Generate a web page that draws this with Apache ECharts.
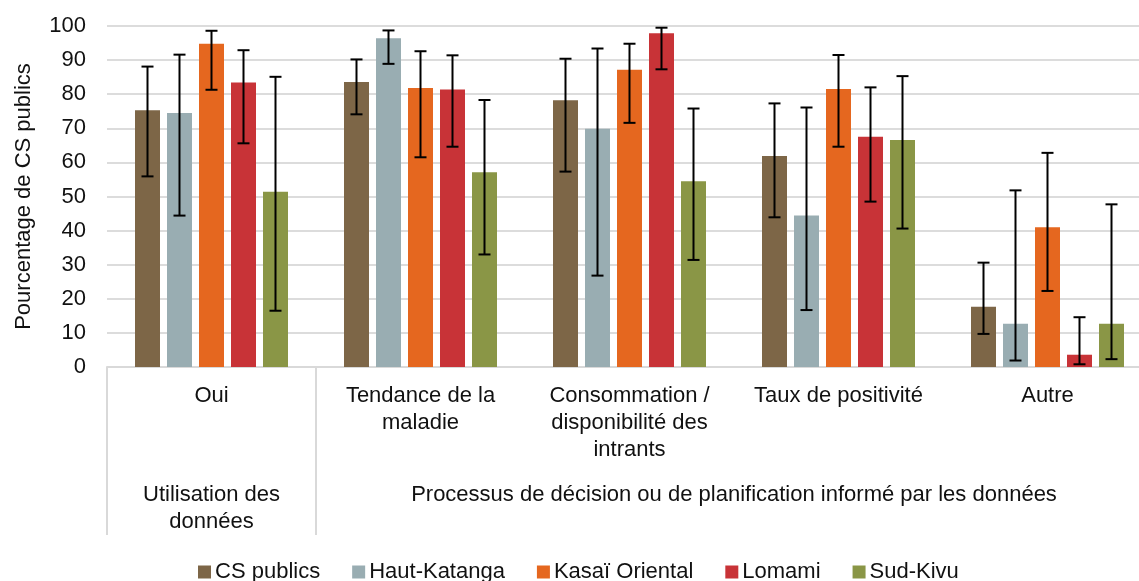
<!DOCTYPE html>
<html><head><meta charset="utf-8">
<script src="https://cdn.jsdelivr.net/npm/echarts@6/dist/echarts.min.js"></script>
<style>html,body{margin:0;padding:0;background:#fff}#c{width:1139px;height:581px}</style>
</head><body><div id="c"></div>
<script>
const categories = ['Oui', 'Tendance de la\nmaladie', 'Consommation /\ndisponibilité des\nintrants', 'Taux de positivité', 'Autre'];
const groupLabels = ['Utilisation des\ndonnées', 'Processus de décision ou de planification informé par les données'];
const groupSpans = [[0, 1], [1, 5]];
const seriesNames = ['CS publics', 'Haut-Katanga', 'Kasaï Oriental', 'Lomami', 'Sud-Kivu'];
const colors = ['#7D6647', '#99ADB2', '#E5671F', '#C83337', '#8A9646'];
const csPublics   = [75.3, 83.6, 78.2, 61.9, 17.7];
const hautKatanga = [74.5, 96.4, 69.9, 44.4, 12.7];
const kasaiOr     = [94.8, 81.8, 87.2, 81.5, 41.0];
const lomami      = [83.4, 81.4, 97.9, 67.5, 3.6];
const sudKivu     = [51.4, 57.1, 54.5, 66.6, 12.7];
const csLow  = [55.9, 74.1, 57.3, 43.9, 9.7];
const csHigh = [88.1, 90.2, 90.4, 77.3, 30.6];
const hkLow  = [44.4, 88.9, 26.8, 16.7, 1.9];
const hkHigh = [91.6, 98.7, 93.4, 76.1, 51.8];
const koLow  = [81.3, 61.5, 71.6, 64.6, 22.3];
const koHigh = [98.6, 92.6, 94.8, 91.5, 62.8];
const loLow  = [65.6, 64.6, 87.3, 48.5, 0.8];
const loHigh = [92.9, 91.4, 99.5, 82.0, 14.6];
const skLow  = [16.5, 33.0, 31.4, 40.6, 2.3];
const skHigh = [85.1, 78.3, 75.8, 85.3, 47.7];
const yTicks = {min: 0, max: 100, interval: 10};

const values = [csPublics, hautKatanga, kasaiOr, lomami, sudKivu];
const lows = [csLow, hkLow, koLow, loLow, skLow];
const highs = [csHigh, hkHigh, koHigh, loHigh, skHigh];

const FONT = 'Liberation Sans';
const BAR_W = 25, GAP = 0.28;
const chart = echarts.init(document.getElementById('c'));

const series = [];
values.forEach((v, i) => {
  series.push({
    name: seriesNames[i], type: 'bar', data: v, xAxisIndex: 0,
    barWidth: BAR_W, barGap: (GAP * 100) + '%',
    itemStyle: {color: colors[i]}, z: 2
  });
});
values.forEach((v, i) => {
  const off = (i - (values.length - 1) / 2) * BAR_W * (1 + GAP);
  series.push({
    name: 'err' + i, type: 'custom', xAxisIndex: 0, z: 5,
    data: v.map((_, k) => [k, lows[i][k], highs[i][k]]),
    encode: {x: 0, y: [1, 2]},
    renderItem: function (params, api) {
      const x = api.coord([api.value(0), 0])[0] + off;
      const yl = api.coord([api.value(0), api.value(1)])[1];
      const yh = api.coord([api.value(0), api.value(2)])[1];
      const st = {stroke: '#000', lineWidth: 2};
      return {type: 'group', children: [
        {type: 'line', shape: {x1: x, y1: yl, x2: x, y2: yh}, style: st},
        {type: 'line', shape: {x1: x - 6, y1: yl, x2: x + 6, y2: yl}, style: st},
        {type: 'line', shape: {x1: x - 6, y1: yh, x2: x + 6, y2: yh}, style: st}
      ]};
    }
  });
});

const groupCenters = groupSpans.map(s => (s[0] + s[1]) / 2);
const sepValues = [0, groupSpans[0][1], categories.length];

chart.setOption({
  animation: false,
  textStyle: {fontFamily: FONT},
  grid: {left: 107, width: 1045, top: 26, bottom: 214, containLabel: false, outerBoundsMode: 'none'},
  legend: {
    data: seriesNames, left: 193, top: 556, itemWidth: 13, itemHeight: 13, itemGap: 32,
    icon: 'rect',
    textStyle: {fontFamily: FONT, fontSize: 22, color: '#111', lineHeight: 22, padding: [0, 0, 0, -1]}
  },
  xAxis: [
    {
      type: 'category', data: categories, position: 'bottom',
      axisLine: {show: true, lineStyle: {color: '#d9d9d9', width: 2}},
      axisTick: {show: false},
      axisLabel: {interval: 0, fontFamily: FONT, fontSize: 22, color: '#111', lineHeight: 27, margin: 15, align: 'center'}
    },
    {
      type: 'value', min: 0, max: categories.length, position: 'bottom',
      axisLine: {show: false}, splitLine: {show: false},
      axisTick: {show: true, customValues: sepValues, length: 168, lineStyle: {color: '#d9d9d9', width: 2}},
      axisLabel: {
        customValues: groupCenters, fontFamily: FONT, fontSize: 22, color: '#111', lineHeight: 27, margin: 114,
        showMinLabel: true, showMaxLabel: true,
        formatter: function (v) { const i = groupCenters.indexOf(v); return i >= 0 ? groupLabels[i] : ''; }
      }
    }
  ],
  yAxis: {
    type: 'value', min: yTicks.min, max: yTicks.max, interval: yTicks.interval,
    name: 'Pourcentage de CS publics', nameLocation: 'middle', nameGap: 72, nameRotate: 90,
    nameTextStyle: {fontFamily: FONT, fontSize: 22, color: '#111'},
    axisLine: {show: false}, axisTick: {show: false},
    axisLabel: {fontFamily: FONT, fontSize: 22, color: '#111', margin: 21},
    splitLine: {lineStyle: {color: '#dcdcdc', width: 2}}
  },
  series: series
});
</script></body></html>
◆ ◆ ◆ ◆ ◆ ◆ ◆
- **Given problem**:
Repeat the material above word for word, please, apart from its images.

- **Response**:
Generate a web page that draws this with Apache ECharts.
<!DOCTYPE html>
<html><head><meta charset="utf-8">
<script src="https://cdn.jsdelivr.net/npm/echarts@6/dist/echarts.min.js"></script>
<style>html,body{margin:0;padding:0;background:#fff}#c{width:1139px;height:581px}</style>
</head><body><div id="c"></div>
<script>
const categories = ['Oui', 'Tendance de la\nmaladie', 'Consommation /\ndisponibilité des\nintrants', 'Taux de positivité', 'Autre'];
const groupLabels = ['Utilisation des\ndonnées', 'Processus de décision ou de planification informé par les données'];
const groupSpans = [[0, 1], [1, 5]];
const seriesNames = ['CS publics', 'Haut-Katanga', 'Kasaï Oriental', 'Lomami', 'Sud-Kivu'];
const colors = ['#7D6647', '#99ADB2', '#E5671F', '#C83337', '#8A9646'];
const csPublics   = [75.3, 83.6, 78.2, 61.9, 17.7];
const hautKatanga = [74.5, 96.4, 69.9, 44.4, 12.7];
const kasaiOr     = [94.8, 81.8, 87.2, 81.5, 41.0];
const lomami      = [83.4, 81.4, 97.9, 67.5, 3.6];
const sudKivu     = [51.4, 57.1, 54.5, 66.6, 12.7];
const csLow  = [55.9, 74.1, 57.3, 43.9, 9.7];
const csHigh = [88.1, 90.2, 90.4, 77.3, 30.6];
const hkLow  = [44.4, 88.9, 26.8, 16.7, 1.9];
const hkHigh = [91.6, 98.7, 93.4, 76.1, 51.8];
const koLow  = [81.3, 61.5, 71.6, 64.6, 22.3];
const koHigh = [98.6, 92.6, 94.8, 91.5, 62.8];
const loLow  = [65.6, 64.6, 87.3, 48.5, 0.8];
const loHigh = [92.9, 91.4, 99.5, 82.0, 14.6];
const skLow  = [16.5, 33.0, 31.4, 40.6, 2.3];
const skHigh = [85.1, 78.3, 75.8, 85.3, 47.7];
const yTicks = {min: 0, max: 100, interval: 10};

const values = [csPublics, hautKatanga, kasaiOr, lomami, sudKivu];
const lows = [csLow, hkLow, koLow, loLow, skLow];
const highs = [csHigh, hkHigh, koHigh, loHigh, skHigh];

const FONT = 'Liberation Sans';
const BAR_W = 25, GAP = 0.28;
const chart = echarts.init(document.getElementById('c'));

const series = [];
values.forEach((v, i) => {
  series.push({
    name: seriesNames[i], type: 'bar', data: v, xAxisIndex: 0,
    barWidth: BAR_W, barGap: (GAP * 100) + '%',
    itemStyle: {color: colors[i]}, z: 2
  });
});
values.forEach((v, i) => {
  const off = (i - (values.length - 1) / 2) * BAR_W * (1 + GAP);
  series.push({
    name: 'err' + i, type: 'custom', xAxisIndex: 0, z: 5,
    data: v.map((_, k) => [k, lows[i][k], highs[i][k]]),
    encode: {x: 0, y: [1, 2]},
    renderItem: function (params, api) {
      const x = api.coord([api.value(0), 0])[0] + off;
      const yl = api.coord([api.value(0), api.value(1)])[1];
      const yh = api.coord([api.value(0), api.value(2)])[1];
      const st = {stroke: '#000', lineWidth: 2};
      return {type: 'group', children: [
        {type: 'line', shape: {x1: x, y1: yl, x2: x, y2: yh}, style: st},
        {type: 'line', shape: {x1: x - 6, y1: yl, x2: x + 6, y2: yl}, style: st},
        {type: 'line', shape: {x1: x - 6, y1: yh, x2: x + 6, y2: yh}, style: st}
      ]};
    }
  });
});

const groupCenters = groupSpans.map(s => (s[0] + s[1]) / 2);
const sepValues = [0, groupSpans[0][1], categories.length];

chart.setOption({
  animation: false,
  textStyle: {fontFamily: FONT},
  grid: {left: 107, width: 1045, top: 26, bottom: 214, containLabel: false, outerBoundsMode: 'none'},
  legend: {
    data: seriesNames, left: 193, top: 556, itemWidth: 13, itemHeight: 13, itemGap: 32,
    icon: 'rect',
    textStyle: {fontFamily: FONT, fontSize: 22, color: '#111', lineHeight: 22, padding: [0, 0, 0, -1]}
  },
  xAxis: [
    {
      type: 'category', data: categories, position: 'bottom',
      axisLine: {show: true, lineStyle: {color: '#d9d9d9', width: 2}},
      axisTick: {show: false},
      axisLabel: {interval: 0, fontFamily: FONT, fontSize: 22, color: '#111', lineHeight: 27, margin: 15, align: 'center'}
    },
    {
      type: 'value', min: 0, max: categories.length, position: 'bottom',
      axisLine: {show: false}, splitLine: {show: false},
      axisTick: {show: true, customValues: sepValues, length: 168, lineStyle: {color: '#d9d9d9', width: 2}},
      axisLabel: {
        customValues: groupCenters, fontFamily: FONT, fontSize: 22, color: '#111', lineHeight: 27, margin: 114,
        showMinLabel: true, showMaxLabel: true,
        formatter: function (v) { const i = groupCenters.indexOf(v); return i >= 0 ? groupLabels[i] : ''; }
      }
    }
  ],
  yAxis: {
    type: 'value', min: yTicks.min, max: yTicks.max, interval: yTicks.interval,
    name: 'Pourcentage de CS publics', nameLocation: 'middle', nameGap: 72, nameRotate: 90,
    nameTextStyle: {fontFamily: FONT, fontSize: 22, color: '#111'},
    axisLine: {show: false}, axisTick: {show: false},
    axisLabel: {fontFamily: FONT, fontSize: 22, color: '#111', margin: 21},
    splitLine: {lineStyle: {color: '#dcdcdc', width: 2}}
  },
  series: series
});
</script></body></html>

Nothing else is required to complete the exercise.